▸ **Exercise prompt**
Transcribe the material in full. Nothing should differ except that the pictures are left out.

+--

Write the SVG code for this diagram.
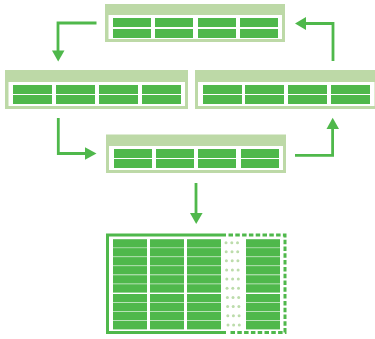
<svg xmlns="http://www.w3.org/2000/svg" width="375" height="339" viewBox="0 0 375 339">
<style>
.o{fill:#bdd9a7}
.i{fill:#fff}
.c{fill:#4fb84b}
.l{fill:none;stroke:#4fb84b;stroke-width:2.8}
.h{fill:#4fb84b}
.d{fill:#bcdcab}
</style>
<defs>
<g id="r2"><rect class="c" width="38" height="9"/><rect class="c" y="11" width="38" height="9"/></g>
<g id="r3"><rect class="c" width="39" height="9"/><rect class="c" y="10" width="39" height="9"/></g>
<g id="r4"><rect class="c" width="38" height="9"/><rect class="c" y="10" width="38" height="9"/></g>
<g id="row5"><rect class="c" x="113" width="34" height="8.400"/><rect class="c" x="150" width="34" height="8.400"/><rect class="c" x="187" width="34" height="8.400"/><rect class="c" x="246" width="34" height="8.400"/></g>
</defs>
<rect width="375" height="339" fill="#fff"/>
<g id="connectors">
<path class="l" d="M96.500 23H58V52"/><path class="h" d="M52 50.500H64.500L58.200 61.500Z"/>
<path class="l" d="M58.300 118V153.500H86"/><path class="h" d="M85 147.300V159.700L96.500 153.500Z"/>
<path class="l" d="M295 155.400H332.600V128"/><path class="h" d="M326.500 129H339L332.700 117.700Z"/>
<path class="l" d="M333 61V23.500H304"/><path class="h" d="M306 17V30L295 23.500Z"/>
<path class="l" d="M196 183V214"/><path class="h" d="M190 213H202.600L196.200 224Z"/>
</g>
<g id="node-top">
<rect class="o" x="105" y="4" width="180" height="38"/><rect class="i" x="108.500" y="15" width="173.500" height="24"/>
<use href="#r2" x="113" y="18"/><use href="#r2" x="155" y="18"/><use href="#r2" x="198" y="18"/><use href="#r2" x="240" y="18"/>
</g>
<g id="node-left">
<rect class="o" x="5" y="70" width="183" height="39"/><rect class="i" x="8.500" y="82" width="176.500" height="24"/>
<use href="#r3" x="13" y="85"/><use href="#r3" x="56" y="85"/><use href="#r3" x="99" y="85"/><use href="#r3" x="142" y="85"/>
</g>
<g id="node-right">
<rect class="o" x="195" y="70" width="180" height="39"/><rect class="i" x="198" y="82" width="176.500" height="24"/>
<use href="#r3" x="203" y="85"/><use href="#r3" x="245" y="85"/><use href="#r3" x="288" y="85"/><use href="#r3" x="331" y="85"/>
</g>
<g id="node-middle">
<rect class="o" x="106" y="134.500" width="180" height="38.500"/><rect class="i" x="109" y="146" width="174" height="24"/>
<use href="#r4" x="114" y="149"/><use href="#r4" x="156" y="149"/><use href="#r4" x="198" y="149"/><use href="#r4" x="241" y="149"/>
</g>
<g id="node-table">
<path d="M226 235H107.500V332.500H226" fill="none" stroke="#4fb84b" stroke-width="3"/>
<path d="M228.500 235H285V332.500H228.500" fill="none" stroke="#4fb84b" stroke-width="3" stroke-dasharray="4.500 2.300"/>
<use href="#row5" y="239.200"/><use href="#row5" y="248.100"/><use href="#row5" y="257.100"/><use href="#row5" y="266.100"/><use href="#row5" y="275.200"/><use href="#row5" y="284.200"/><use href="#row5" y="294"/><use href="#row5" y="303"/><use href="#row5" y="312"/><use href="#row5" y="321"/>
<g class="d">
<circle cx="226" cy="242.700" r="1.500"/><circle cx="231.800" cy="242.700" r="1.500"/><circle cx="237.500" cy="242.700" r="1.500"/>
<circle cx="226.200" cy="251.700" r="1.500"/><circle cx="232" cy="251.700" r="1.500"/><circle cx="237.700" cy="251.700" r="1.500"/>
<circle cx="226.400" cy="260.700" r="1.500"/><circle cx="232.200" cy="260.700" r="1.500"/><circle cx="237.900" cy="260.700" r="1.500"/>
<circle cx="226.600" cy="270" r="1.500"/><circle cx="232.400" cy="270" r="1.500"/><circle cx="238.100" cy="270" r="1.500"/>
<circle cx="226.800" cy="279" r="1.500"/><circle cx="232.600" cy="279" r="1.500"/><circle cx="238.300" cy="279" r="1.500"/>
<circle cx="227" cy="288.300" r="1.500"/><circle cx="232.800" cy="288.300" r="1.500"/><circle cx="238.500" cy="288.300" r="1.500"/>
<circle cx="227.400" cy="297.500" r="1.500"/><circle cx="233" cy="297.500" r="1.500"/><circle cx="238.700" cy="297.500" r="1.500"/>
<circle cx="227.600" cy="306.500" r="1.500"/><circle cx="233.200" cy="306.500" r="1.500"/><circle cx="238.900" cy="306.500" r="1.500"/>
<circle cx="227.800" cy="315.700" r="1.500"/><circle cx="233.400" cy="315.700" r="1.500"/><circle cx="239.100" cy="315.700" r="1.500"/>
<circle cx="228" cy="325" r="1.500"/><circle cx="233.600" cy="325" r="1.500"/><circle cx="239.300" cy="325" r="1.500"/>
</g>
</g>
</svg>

+--

▸ **Result of this exercise**
Write the SVG code for this diagram.
<svg xmlns="http://www.w3.org/2000/svg" width="375" height="339" viewBox="0 0 375 339">
<style>
.o{fill:#bdd9a7}
.i{fill:#fff}
.c{fill:#4fb84b}
.l{fill:none;stroke:#4fb84b;stroke-width:2.8}
.h{fill:#4fb84b}
.d{fill:#bcdcab}
</style>
<defs>
<g id="r2"><rect class="c" width="38" height="9"/><rect class="c" y="11" width="38" height="9"/></g>
<g id="r3"><rect class="c" width="39" height="9"/><rect class="c" y="10" width="39" height="9"/></g>
<g id="r4"><rect class="c" width="38" height="9"/><rect class="c" y="10" width="38" height="9"/></g>
<g id="row5"><rect class="c" x="113" width="34" height="8.400"/><rect class="c" x="150" width="34" height="8.400"/><rect class="c" x="187" width="34" height="8.400"/><rect class="c" x="246" width="34" height="8.400"/></g>
</defs>
<rect width="375" height="339" fill="#fff"/>
<g id="connectors">
<path class="l" d="M96.500 23H58V52"/><path class="h" d="M52 50.500H64.500L58.200 61.500Z"/>
<path class="l" d="M58.300 118V153.500H86"/><path class="h" d="M85 147.300V159.700L96.500 153.500Z"/>
<path class="l" d="M295 155.400H332.600V128"/><path class="h" d="M326.500 129H339L332.700 117.700Z"/>
<path class="l" d="M333 61V23.500H304"/><path class="h" d="M306 17V30L295 23.500Z"/>
<path class="l" d="M196 183V214"/><path class="h" d="M190 213H202.600L196.200 224Z"/>
</g>
<g id="node-top">
<rect class="o" x="105" y="4" width="180" height="38"/><rect class="i" x="108.500" y="15" width="173.500" height="24"/>
<use href="#r2" x="113" y="18"/><use href="#r2" x="155" y="18"/><use href="#r2" x="198" y="18"/><use href="#r2" x="240" y="18"/>
</g>
<g id="node-left">
<rect class="o" x="5" y="70" width="183" height="39"/><rect class="i" x="8.500" y="82" width="176.500" height="24"/>
<use href="#r3" x="13" y="85"/><use href="#r3" x="56" y="85"/><use href="#r3" x="99" y="85"/><use href="#r3" x="142" y="85"/>
</g>
<g id="node-right">
<rect class="o" x="195" y="70" width="180" height="39"/><rect class="i" x="198" y="82" width="176.500" height="24"/>
<use href="#r3" x="203" y="85"/><use href="#r3" x="245" y="85"/><use href="#r3" x="288" y="85"/><use href="#r3" x="331" y="85"/>
</g>
<g id="node-middle">
<rect class="o" x="106" y="134.500" width="180" height="38.500"/><rect class="i" x="109" y="146" width="174" height="24"/>
<use href="#r4" x="114" y="149"/><use href="#r4" x="156" y="149"/><use href="#r4" x="198" y="149"/><use href="#r4" x="241" y="149"/>
</g>
<g id="node-table">
<path d="M226 235H107.500V332.500H226" fill="none" stroke="#4fb84b" stroke-width="3"/>
<path d="M228.500 235H285V332.500H228.500" fill="none" stroke="#4fb84b" stroke-width="3" stroke-dasharray="4.500 2.300"/>
<use href="#row5" y="239.200"/><use href="#row5" y="248.100"/><use href="#row5" y="257.100"/><use href="#row5" y="266.100"/><use href="#row5" y="275.200"/><use href="#row5" y="284.200"/><use href="#row5" y="294"/><use href="#row5" y="303"/><use href="#row5" y="312"/><use href="#row5" y="321"/>
<g class="d">
<circle cx="226" cy="242.700" r="1.500"/><circle cx="231.800" cy="242.700" r="1.500"/><circle cx="237.500" cy="242.700" r="1.500"/>
<circle cx="226.200" cy="251.700" r="1.500"/><circle cx="232" cy="251.700" r="1.500"/><circle cx="237.700" cy="251.700" r="1.500"/>
<circle cx="226.400" cy="260.700" r="1.500"/><circle cx="232.200" cy="260.700" r="1.500"/><circle cx="237.900" cy="260.700" r="1.500"/>
<circle cx="226.600" cy="270" r="1.500"/><circle cx="232.400" cy="270" r="1.500"/><circle cx="238.100" cy="270" r="1.500"/>
<circle cx="226.800" cy="279" r="1.500"/><circle cx="232.600" cy="279" r="1.500"/><circle cx="238.300" cy="279" r="1.500"/>
<circle cx="227" cy="288.300" r="1.500"/><circle cx="232.800" cy="288.300" r="1.500"/><circle cx="238.500" cy="288.300" r="1.500"/>
<circle cx="227.400" cy="297.500" r="1.500"/><circle cx="233" cy="297.500" r="1.500"/><circle cx="238.700" cy="297.500" r="1.500"/>
<circle cx="227.600" cy="306.500" r="1.500"/><circle cx="233.200" cy="306.500" r="1.500"/><circle cx="238.900" cy="306.500" r="1.500"/>
<circle cx="227.800" cy="315.700" r="1.500"/><circle cx="233.400" cy="315.700" r="1.500"/><circle cx="239.100" cy="315.700" r="1.500"/>
<circle cx="228" cy="325" r="1.500"/><circle cx="233.600" cy="325" r="1.500"/><circle cx="239.300" cy="325" r="1.500"/>
</g>
</g>
</svg>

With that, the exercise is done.